A importância do ato está, em primeiro lugar, no fato de que é uma demonstração formal da plena capacidade de entendimento entre a esquerda pequeno-burguesa e os partidos da direita. Não que os limites e obstáculos tenham sido quebrados e superados nessa data, mas porque os cumprimentos vindos dos líderes do golpe de 2016 revelam que o entendimento entre os partidos vem de muito tempo, de toda convivência “democrática” no Congresso Nacional e à frente das instituições do Estado.
Em segundo lugar, o gesto que realmente chama a atenção não é o dos convidados que atenderam à solicitação e enviaram suas felicitações, mas o do Partido que fez questão de convidar os partidos que foram o tripé do governo FHC, da oposição aos governos do PT (dos quais o PCdoB participou) e da conspiração que levou à derrubada de Dilma Rousseff. A política de frente ampla encontra seu principal porta-voz no PCdoB que foi o primeiro a pregar que a esquerda, o chamado campo “democrático” e os movimentos sociais e populares devem se unir à direita para combater o “mal maior”, Bolsonaro.
Por que não convidaram Lula?
O gesto do anfitrião, e não o dos convidados, fala mais alto quando o que está em jogo nesse momento é a definição das forças que disputarão as urnas em 2022. Chama a atenção que o ex-presidente Lula não tenha sido instado a enviar suas congratulações pelo quase centenário do partido que apoiou suas candidaturas a presidente desde 1989, isto é, por quase um terço de sua existência.

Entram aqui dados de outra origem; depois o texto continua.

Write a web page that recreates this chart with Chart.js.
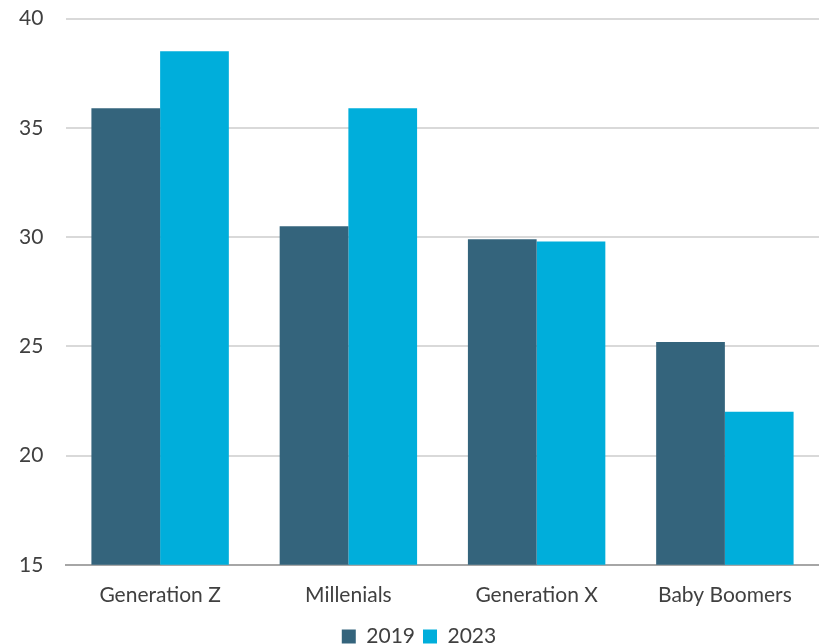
<!DOCTYPE html>
<html>
<head>
<meta charset="utf-8">
<script src="https://cdn.jsdelivr.net/npm/chart.js@4"></script>
<style>
  html, body { margin: 0; padding: 0; background: #fff; }
  #wrap { width: 819px; height: 644px; position: relative; }
</style>
</head>
<body>
<div id="wrap"><canvas id="chart"></canvas></div>
<script>
const categories = ['Generation Z', 'Millenials', 'Generation X', 'Baby Boomers'];
const values2019 = [35.9, 30.5, 29.9, 25.2];
const values2023 = [38.5, 35.9, 29.8, 22.0];
const seriesLabels = ['2019', '2023'];

const ctx = document.getElementById('chart').getContext('2d');
new Chart(ctx, {
    type: 'bar',
    data: {
        labels: categories,
        datasets: [
            { label: seriesLabels[0], data: values2019, backgroundColor: '#34647c', categoryPercentage: 0.73, barPercentage: 1 },
            { label: seriesLabels[1], data: values2023, backgroundColor: '#00aedb', categoryPercentage: 0.73, barPercentage: 1 }
        ]
    },
    options: {
        responsive: true,
        maintainAspectRatio: false,
        animation: false,
        layout: { padding: { top: 0, right: 0, left: 19, bottom: -13 } },
        plugins: {
            legend: {
                position: 'bottom',
                labels: {
                    color: '#404040',
                    font: { family: 'Lato', size: 21 },
                    boxWidth: 14, boxHeight: 14, padding: 8
                }
            },
            tooltip: { enabled: false }
        },
        scales: {
            x: {
                grid: { display: false },
                border: { color: '#a6a6a6', width: 2 },
                ticks: { color: '#404040', font: { family: 'Lato', size: 21 }, padding: 10 }
            },
            y: {
                min: 15, max: 40,
                afterFit: (scale) => { scale.width = 47; },
                ticks: { stepSize: 5, color: '#404040', font: { family: 'Lato', size: 21 }, padding: 6, crossAlign: 'far' },
                grid: { color: '#d9d9d9', lineWidth: 2, drawTicks: false },
                border: { display: false }
            }
        }
    }
});
</script>
</body>
</html>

A aliança com Lula está na contramão dos objetivos dos maiores interessados na política de frente ampla (os partidos burgueses em franca decadência) e de seu principal porta-voz (o próprio PCdoB). Para ser bem-sucedida, a frente ampla precisa neutralizar Lula, senão livrar-se dele por completo. Os golpistas que derrubaram o PT do governo, mas não conseguem subir ao poder por suas próprias forças, precisam parasitar a esquerda. Muito mais do que celebrar 99 anos de um partido, o ato virtual do último dia 25 celebrou a unidade da direita golpista com a ala mais oportunista da esquerda na tentativa de salvar o regime burguês do colapso.